PROBLEM STATEMENT: Print, please, exactly and only the lines between the line holding "Recreate this image" and the line holding "import plotly.graph_objects as go", inclusive, omitting any pictures.

PROVIDED RECORDS:

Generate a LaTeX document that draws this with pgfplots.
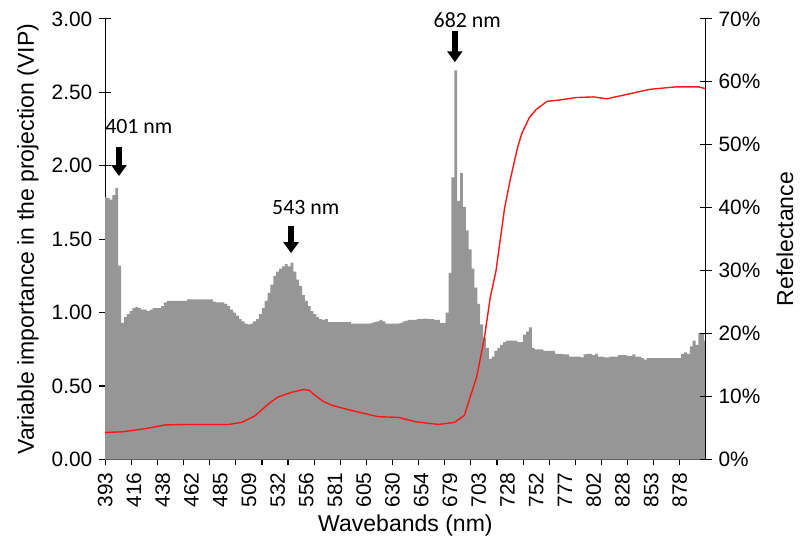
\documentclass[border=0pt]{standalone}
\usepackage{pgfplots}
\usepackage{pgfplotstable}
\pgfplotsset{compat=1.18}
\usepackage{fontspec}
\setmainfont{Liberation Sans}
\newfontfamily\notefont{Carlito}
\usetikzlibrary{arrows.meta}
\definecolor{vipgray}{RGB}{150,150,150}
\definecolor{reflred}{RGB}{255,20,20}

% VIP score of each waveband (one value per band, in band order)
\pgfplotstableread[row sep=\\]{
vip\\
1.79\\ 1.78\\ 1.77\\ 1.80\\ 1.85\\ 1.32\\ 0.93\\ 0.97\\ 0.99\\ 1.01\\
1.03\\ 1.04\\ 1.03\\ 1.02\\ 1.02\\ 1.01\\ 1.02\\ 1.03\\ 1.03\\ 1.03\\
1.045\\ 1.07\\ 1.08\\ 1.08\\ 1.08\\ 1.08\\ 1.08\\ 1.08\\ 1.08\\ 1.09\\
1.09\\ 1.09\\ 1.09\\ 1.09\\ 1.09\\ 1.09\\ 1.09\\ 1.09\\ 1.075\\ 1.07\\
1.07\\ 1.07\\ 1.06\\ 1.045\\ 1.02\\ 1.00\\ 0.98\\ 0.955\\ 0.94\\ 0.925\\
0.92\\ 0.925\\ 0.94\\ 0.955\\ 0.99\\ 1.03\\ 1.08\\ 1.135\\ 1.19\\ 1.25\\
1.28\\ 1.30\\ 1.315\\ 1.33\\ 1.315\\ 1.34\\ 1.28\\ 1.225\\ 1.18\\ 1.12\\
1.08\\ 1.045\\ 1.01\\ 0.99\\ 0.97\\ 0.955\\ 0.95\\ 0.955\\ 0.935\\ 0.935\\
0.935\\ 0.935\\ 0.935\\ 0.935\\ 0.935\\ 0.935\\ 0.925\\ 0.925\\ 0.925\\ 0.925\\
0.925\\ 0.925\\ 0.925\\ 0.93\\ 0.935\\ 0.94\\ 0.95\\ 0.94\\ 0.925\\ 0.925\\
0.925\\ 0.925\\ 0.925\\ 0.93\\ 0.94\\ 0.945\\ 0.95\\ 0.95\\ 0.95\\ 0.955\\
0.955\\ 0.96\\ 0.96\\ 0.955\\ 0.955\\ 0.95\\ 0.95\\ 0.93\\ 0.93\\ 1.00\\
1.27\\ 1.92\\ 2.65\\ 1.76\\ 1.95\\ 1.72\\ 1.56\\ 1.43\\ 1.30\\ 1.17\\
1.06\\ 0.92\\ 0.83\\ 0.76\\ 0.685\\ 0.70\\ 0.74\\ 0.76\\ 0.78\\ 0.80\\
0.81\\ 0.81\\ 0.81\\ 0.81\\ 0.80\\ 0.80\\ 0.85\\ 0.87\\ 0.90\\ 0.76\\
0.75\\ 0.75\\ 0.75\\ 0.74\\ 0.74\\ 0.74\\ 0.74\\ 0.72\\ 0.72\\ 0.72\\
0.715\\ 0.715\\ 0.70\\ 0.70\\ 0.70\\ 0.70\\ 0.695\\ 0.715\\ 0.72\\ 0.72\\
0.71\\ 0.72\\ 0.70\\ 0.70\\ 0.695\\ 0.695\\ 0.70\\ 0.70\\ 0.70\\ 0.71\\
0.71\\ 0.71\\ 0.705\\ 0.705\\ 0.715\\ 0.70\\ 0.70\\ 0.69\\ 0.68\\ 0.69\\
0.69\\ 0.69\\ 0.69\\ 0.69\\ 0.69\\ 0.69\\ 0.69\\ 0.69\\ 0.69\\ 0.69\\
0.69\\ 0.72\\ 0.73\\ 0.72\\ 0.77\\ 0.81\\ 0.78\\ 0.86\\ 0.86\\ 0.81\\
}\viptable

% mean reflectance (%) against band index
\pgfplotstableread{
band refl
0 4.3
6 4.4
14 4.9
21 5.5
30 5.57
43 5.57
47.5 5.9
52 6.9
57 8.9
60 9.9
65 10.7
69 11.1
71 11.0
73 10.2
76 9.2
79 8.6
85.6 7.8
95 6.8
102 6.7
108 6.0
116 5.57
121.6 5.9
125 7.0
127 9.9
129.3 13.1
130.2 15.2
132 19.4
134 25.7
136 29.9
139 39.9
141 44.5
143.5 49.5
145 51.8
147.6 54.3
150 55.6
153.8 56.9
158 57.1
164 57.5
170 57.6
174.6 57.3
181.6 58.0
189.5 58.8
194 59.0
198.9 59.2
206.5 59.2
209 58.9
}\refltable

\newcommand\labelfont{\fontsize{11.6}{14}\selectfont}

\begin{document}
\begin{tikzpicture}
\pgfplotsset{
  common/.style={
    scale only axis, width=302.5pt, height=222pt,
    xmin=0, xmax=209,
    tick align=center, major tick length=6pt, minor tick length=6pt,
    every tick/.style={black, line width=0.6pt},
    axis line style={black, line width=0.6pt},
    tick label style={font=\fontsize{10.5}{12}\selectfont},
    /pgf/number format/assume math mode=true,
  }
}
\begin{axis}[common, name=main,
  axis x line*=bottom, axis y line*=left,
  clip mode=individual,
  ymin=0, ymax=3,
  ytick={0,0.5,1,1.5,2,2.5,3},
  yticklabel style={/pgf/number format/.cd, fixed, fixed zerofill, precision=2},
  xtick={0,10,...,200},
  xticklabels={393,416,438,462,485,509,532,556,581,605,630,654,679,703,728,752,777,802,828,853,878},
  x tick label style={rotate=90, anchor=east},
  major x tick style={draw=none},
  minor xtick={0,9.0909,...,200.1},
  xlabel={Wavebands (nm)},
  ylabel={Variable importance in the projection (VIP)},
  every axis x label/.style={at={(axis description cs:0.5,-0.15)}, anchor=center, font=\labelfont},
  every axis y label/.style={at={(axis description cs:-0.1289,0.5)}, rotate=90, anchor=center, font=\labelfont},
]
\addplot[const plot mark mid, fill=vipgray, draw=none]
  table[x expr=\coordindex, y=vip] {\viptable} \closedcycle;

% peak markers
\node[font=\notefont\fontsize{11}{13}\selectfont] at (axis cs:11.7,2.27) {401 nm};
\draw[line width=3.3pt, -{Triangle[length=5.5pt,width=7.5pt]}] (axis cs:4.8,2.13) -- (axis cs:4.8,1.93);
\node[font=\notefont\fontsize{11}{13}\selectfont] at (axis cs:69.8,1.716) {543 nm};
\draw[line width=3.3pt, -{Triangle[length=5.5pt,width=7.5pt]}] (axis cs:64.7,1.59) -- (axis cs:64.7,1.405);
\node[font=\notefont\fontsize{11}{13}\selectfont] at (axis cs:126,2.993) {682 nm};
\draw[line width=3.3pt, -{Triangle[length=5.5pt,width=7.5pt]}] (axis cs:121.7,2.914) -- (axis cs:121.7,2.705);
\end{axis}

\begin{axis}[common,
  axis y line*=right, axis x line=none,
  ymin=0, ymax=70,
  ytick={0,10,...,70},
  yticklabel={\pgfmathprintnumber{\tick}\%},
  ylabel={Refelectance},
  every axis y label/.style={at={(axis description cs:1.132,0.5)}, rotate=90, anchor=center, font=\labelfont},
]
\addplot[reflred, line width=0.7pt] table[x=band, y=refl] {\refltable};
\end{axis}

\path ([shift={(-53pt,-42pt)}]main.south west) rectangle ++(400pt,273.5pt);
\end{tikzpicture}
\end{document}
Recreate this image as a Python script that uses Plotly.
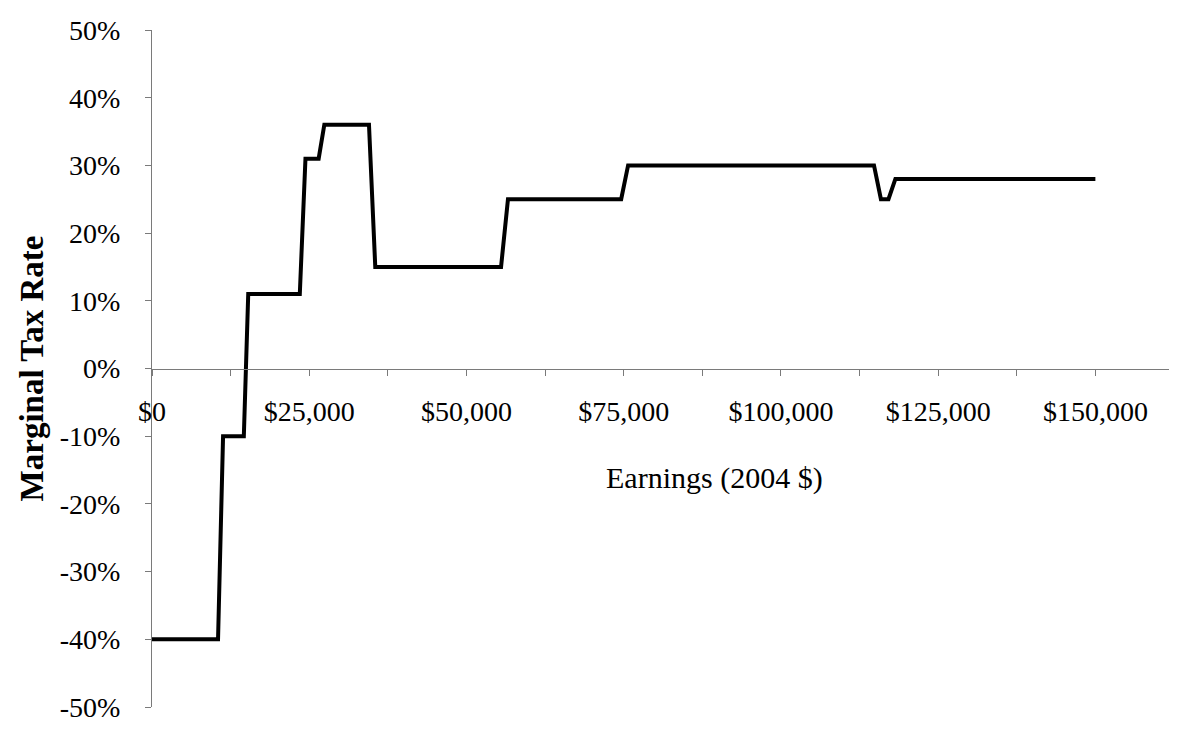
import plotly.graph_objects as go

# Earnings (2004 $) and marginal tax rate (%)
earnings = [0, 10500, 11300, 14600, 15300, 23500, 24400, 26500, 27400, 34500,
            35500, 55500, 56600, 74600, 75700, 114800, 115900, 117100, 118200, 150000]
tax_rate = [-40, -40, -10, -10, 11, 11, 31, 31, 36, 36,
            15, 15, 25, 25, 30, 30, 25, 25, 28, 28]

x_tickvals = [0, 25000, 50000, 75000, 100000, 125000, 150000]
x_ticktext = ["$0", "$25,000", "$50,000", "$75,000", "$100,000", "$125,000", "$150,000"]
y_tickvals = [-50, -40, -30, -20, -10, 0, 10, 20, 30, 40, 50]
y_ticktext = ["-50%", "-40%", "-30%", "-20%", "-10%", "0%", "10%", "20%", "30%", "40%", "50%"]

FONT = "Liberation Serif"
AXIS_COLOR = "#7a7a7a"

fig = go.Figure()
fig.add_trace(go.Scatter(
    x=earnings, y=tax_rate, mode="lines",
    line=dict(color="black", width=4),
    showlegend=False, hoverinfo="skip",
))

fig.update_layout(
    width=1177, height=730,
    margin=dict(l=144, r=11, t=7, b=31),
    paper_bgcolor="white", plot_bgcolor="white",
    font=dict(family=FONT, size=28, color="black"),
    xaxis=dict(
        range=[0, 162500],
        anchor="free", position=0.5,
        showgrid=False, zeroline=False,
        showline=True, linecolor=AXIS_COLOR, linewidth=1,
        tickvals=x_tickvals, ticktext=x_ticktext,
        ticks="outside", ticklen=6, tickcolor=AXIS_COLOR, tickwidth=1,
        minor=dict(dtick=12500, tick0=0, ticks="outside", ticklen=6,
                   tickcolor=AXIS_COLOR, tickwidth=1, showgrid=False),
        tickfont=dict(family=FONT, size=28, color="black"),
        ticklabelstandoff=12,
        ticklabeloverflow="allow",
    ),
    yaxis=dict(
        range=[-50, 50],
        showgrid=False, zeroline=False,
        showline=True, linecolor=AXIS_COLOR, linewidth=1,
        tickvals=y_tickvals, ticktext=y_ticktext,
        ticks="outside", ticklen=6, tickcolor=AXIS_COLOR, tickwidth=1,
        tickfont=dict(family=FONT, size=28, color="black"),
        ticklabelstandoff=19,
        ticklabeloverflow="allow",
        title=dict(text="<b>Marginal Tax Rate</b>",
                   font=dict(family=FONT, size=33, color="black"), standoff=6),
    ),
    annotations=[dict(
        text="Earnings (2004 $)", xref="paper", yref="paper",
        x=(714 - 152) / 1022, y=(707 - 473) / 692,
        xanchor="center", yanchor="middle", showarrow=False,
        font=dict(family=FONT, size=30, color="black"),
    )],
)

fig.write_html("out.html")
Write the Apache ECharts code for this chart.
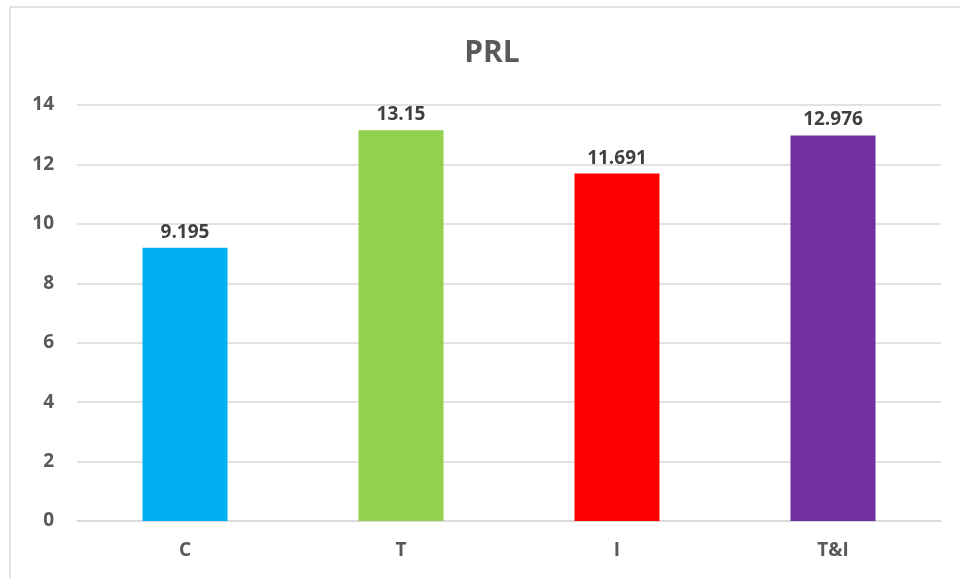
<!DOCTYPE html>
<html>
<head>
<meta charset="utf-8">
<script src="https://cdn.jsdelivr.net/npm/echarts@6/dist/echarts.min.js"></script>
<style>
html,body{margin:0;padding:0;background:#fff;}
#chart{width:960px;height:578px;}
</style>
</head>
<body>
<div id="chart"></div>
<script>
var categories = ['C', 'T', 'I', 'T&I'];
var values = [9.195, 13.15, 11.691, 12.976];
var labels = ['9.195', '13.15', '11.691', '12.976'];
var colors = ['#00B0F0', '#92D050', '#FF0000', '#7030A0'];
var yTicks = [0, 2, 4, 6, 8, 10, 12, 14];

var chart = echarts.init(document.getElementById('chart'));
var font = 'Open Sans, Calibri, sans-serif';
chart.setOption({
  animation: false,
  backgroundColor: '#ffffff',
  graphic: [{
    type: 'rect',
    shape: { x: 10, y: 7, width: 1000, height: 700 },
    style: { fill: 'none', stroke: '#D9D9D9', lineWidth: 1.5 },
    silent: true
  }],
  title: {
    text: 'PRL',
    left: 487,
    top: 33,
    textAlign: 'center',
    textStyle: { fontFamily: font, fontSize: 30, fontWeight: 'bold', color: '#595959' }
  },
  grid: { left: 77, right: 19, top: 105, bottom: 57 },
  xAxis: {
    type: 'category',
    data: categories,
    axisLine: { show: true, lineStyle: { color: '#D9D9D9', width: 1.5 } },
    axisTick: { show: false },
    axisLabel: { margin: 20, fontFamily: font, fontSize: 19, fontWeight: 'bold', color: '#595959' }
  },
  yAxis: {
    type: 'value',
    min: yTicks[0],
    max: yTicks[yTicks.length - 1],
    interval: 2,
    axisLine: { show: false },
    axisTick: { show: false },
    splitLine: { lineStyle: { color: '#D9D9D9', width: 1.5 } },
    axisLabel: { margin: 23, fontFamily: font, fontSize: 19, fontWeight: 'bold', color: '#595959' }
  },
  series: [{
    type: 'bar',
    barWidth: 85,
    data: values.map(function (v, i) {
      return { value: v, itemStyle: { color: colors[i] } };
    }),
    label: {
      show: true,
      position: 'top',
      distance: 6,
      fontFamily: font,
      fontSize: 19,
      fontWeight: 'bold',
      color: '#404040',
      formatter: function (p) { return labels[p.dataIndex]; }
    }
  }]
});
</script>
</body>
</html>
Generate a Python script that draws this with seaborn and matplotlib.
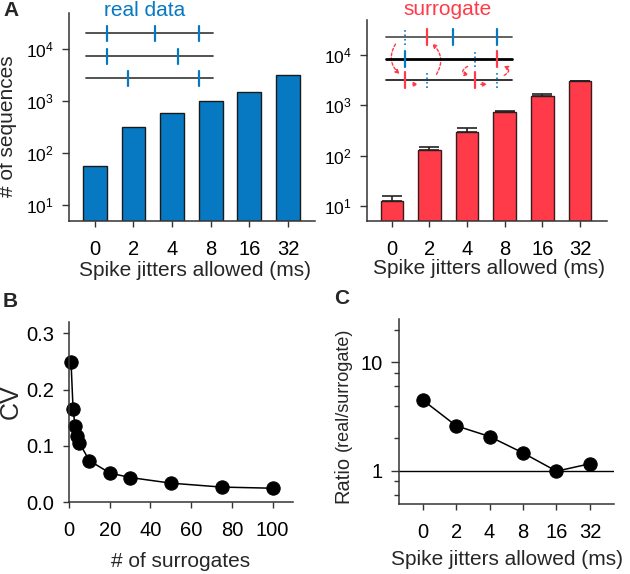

RESULT OF THIS TASK:
Recreate this image as a Python script that uses Plotly.
import plotly.graph_objects as go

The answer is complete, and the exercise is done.